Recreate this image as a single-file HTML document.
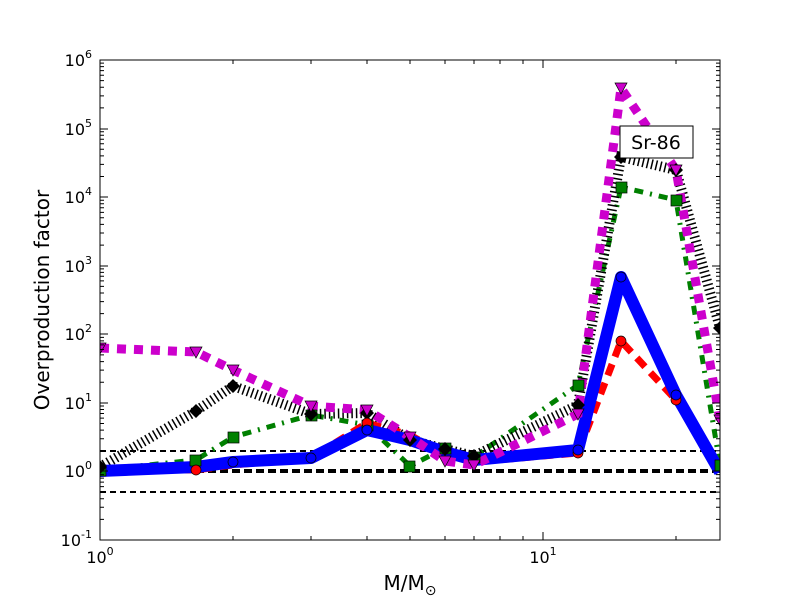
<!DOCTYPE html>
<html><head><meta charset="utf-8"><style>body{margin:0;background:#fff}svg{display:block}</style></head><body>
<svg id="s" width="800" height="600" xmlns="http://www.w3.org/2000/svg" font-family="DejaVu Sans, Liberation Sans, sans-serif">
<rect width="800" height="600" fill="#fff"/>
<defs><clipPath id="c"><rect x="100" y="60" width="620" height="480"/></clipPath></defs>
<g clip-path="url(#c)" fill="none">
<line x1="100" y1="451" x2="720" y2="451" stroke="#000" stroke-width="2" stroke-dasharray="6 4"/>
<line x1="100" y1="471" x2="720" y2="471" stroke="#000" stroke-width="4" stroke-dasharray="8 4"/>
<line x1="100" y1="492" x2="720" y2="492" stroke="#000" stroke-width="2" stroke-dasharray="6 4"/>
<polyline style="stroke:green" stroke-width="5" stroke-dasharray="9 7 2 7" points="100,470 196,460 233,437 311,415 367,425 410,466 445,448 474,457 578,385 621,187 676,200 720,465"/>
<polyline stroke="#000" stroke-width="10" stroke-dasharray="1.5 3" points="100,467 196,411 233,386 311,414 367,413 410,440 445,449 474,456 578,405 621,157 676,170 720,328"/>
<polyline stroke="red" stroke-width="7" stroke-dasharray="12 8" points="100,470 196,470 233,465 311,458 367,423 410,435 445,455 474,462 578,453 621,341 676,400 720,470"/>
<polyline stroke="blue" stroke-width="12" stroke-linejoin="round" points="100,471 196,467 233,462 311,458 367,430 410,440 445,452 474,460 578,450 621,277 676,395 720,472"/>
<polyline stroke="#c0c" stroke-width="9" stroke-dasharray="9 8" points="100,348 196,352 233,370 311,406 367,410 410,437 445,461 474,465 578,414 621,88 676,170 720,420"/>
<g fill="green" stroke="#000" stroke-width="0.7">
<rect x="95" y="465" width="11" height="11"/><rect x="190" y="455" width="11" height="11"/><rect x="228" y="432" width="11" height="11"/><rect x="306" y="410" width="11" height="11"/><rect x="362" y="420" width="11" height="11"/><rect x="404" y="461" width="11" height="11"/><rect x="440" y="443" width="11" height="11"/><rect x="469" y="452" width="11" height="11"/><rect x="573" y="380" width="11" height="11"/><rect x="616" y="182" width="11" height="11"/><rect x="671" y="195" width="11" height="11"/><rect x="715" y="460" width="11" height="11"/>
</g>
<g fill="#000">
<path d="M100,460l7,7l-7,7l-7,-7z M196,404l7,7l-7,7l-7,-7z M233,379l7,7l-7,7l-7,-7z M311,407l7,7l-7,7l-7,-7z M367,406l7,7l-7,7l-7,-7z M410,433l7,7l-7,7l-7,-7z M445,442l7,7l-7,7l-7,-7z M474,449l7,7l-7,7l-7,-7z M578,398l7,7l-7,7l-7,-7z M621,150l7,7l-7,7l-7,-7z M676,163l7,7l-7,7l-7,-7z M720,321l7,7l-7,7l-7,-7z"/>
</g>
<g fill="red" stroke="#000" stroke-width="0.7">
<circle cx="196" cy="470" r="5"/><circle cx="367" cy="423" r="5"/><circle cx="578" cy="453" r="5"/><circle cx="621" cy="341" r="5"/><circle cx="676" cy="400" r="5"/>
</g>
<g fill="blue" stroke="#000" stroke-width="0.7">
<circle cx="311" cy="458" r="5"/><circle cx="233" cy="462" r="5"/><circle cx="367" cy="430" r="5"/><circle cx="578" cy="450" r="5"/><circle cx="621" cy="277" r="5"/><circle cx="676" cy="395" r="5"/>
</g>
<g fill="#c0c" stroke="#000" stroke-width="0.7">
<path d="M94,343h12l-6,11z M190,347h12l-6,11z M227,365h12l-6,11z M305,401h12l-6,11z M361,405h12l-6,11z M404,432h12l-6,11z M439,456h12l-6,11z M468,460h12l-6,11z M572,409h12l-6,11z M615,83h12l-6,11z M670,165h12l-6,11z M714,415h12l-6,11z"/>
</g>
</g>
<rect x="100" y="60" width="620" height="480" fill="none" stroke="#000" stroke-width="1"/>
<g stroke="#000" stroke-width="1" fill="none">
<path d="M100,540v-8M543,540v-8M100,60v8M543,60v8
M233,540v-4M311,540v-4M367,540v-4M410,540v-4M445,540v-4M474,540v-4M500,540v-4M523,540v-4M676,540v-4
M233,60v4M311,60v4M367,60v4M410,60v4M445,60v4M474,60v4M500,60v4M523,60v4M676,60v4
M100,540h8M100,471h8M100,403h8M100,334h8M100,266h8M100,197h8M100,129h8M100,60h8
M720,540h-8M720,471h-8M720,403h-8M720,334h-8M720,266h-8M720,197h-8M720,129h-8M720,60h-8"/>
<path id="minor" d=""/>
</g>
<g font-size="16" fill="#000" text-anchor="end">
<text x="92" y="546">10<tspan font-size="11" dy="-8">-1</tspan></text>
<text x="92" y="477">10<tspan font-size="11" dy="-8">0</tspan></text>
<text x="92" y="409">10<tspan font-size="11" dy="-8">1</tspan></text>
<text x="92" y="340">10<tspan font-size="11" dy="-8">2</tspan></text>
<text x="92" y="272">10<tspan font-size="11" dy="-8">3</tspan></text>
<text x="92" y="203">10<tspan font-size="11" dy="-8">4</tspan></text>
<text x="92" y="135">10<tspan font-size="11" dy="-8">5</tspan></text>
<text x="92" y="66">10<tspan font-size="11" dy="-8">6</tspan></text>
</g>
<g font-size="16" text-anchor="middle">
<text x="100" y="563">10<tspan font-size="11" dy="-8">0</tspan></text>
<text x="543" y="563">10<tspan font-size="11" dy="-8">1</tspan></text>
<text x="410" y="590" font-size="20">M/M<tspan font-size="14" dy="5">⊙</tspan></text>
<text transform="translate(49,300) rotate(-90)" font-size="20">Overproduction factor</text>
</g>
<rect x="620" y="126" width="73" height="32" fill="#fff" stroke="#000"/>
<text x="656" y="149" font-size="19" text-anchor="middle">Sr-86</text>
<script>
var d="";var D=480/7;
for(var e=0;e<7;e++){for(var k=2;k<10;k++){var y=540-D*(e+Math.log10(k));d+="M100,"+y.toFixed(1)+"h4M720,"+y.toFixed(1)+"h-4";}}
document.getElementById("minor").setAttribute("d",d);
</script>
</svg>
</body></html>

- **WORK REQUIRED**: Leave out the pictures and copy the rest of the material above exactly.

- **PROBLEM SOLUTION**:
Recreate this image as a single-file HTML document.
<!DOCTYPE html>
<html><head><meta charset="utf-8"><style>body{margin:0;background:#fff}svg{display:block}</style></head><body>
<svg id="s" width="800" height="600" xmlns="http://www.w3.org/2000/svg" font-family="DejaVu Sans, Liberation Sans, sans-serif">
<rect width="800" height="600" fill="#fff"/>
<defs><clipPath id="c"><rect x="100" y="60" width="620" height="480"/></clipPath></defs>
<g clip-path="url(#c)" fill="none">
<line x1="100" y1="451" x2="720" y2="451" stroke="#000" stroke-width="2" stroke-dasharray="6 4"/>
<line x1="100" y1="471" x2="720" y2="471" stroke="#000" stroke-width="4" stroke-dasharray="8 4"/>
<line x1="100" y1="492" x2="720" y2="492" stroke="#000" stroke-width="2" stroke-dasharray="6 4"/>
<polyline style="stroke:green" stroke-width="5" stroke-dasharray="9 7 2 7" points="100,470 196,460 233,437 311,415 367,425 410,466 445,448 474,457 578,385 621,187 676,200 720,465"/>
<polyline stroke="#000" stroke-width="10" stroke-dasharray="1.5 3" points="100,467 196,411 233,386 311,414 367,413 410,440 445,449 474,456 578,405 621,157 676,170 720,328"/>
<polyline stroke="red" stroke-width="7" stroke-dasharray="12 8" points="100,470 196,470 233,465 311,458 367,423 410,435 445,455 474,462 578,453 621,341 676,400 720,470"/>
<polyline stroke="blue" stroke-width="12" stroke-linejoin="round" points="100,471 196,467 233,462 311,458 367,430 410,440 445,452 474,460 578,450 621,277 676,395 720,472"/>
<polyline stroke="#c0c" stroke-width="9" stroke-dasharray="9 8" points="100,348 196,352 233,370 311,406 367,410 410,437 445,461 474,465 578,414 621,88 676,170 720,420"/>
<g fill="green" stroke="#000" stroke-width="0.7">
<rect x="95" y="465" width="11" height="11"/><rect x="190" y="455" width="11" height="11"/><rect x="228" y="432" width="11" height="11"/><rect x="306" y="410" width="11" height="11"/><rect x="362" y="420" width="11" height="11"/><rect x="404" y="461" width="11" height="11"/><rect x="440" y="443" width="11" height="11"/><rect x="469" y="452" width="11" height="11"/><rect x="573" y="380" width="11" height="11"/><rect x="616" y="182" width="11" height="11"/><rect x="671" y="195" width="11" height="11"/><rect x="715" y="460" width="11" height="11"/>
</g>
<g fill="#000">
<path d="M100,460l7,7l-7,7l-7,-7z M196,404l7,7l-7,7l-7,-7z M233,379l7,7l-7,7l-7,-7z M311,407l7,7l-7,7l-7,-7z M367,406l7,7l-7,7l-7,-7z M410,433l7,7l-7,7l-7,-7z M445,442l7,7l-7,7l-7,-7z M474,449l7,7l-7,7l-7,-7z M578,398l7,7l-7,7l-7,-7z M621,150l7,7l-7,7l-7,-7z M676,163l7,7l-7,7l-7,-7z M720,321l7,7l-7,7l-7,-7z"/>
</g>
<g fill="red" stroke="#000" stroke-width="0.7">
<circle cx="196" cy="470" r="5"/><circle cx="367" cy="423" r="5"/><circle cx="578" cy="453" r="5"/><circle cx="621" cy="341" r="5"/><circle cx="676" cy="400" r="5"/>
</g>
<g fill="blue" stroke="#000" stroke-width="0.7">
<circle cx="311" cy="458" r="5"/><circle cx="233" cy="462" r="5"/><circle cx="367" cy="430" r="5"/><circle cx="578" cy="450" r="5"/><circle cx="621" cy="277" r="5"/><circle cx="676" cy="395" r="5"/>
</g>
<g fill="#c0c" stroke="#000" stroke-width="0.7">
<path d="M94,343h12l-6,11z M190,347h12l-6,11z M227,365h12l-6,11z M305,401h12l-6,11z M361,405h12l-6,11z M404,432h12l-6,11z M439,456h12l-6,11z M468,460h12l-6,11z M572,409h12l-6,11z M615,83h12l-6,11z M670,165h12l-6,11z M714,415h12l-6,11z"/>
</g>
</g>
<rect x="100" y="60" width="620" height="480" fill="none" stroke="#000" stroke-width="1"/>
<g stroke="#000" stroke-width="1" fill="none">
<path d="M100,540v-8M543,540v-8M100,60v8M543,60v8
M233,540v-4M311,540v-4M367,540v-4M410,540v-4M445,540v-4M474,540v-4M500,540v-4M523,540v-4M676,540v-4
M233,60v4M311,60v4M367,60v4M410,60v4M445,60v4M474,60v4M500,60v4M523,60v4M676,60v4
M100,540h8M100,471h8M100,403h8M100,334h8M100,266h8M100,197h8M100,129h8M100,60h8
M720,540h-8M720,471h-8M720,403h-8M720,334h-8M720,266h-8M720,197h-8M720,129h-8M720,60h-8"/>
<path id="minor" d=""/>
</g>
<g font-size="16" fill="#000" text-anchor="end">
<text x="92" y="546">10<tspan font-size="11" dy="-8">-1</tspan></text>
<text x="92" y="477">10<tspan font-size="11" dy="-8">0</tspan></text>
<text x="92" y="409">10<tspan font-size="11" dy="-8">1</tspan></text>
<text x="92" y="340">10<tspan font-size="11" dy="-8">2</tspan></text>
<text x="92" y="272">10<tspan font-size="11" dy="-8">3</tspan></text>
<text x="92" y="203">10<tspan font-size="11" dy="-8">4</tspan></text>
<text x="92" y="135">10<tspan font-size="11" dy="-8">5</tspan></text>
<text x="92" y="66">10<tspan font-size="11" dy="-8">6</tspan></text>
</g>
<g font-size="16" text-anchor="middle">
<text x="100" y="563">10<tspan font-size="11" dy="-8">0</tspan></text>
<text x="543" y="563">10<tspan font-size="11" dy="-8">1</tspan></text>
<text x="410" y="590" font-size="20">M/M<tspan font-size="14" dy="5">⊙</tspan></text>
<text transform="translate(49,300) rotate(-90)" font-size="20">Overproduction factor</text>
</g>
<rect x="620" y="126" width="73" height="32" fill="#fff" stroke="#000"/>
<text x="656" y="149" font-size="19" text-anchor="middle">Sr-86</text>
<script>
var d="";var D=480/7;
for(var e=0;e<7;e++){for(var k=2;k<10;k++){var y=540-D*(e+Math.log10(k));d+="M100,"+y.toFixed(1)+"h4M720,"+y.toFixed(1)+"h-4";}}
document.getElementById("minor").setAttribute("d",d);
</script>
</svg>
</body></html>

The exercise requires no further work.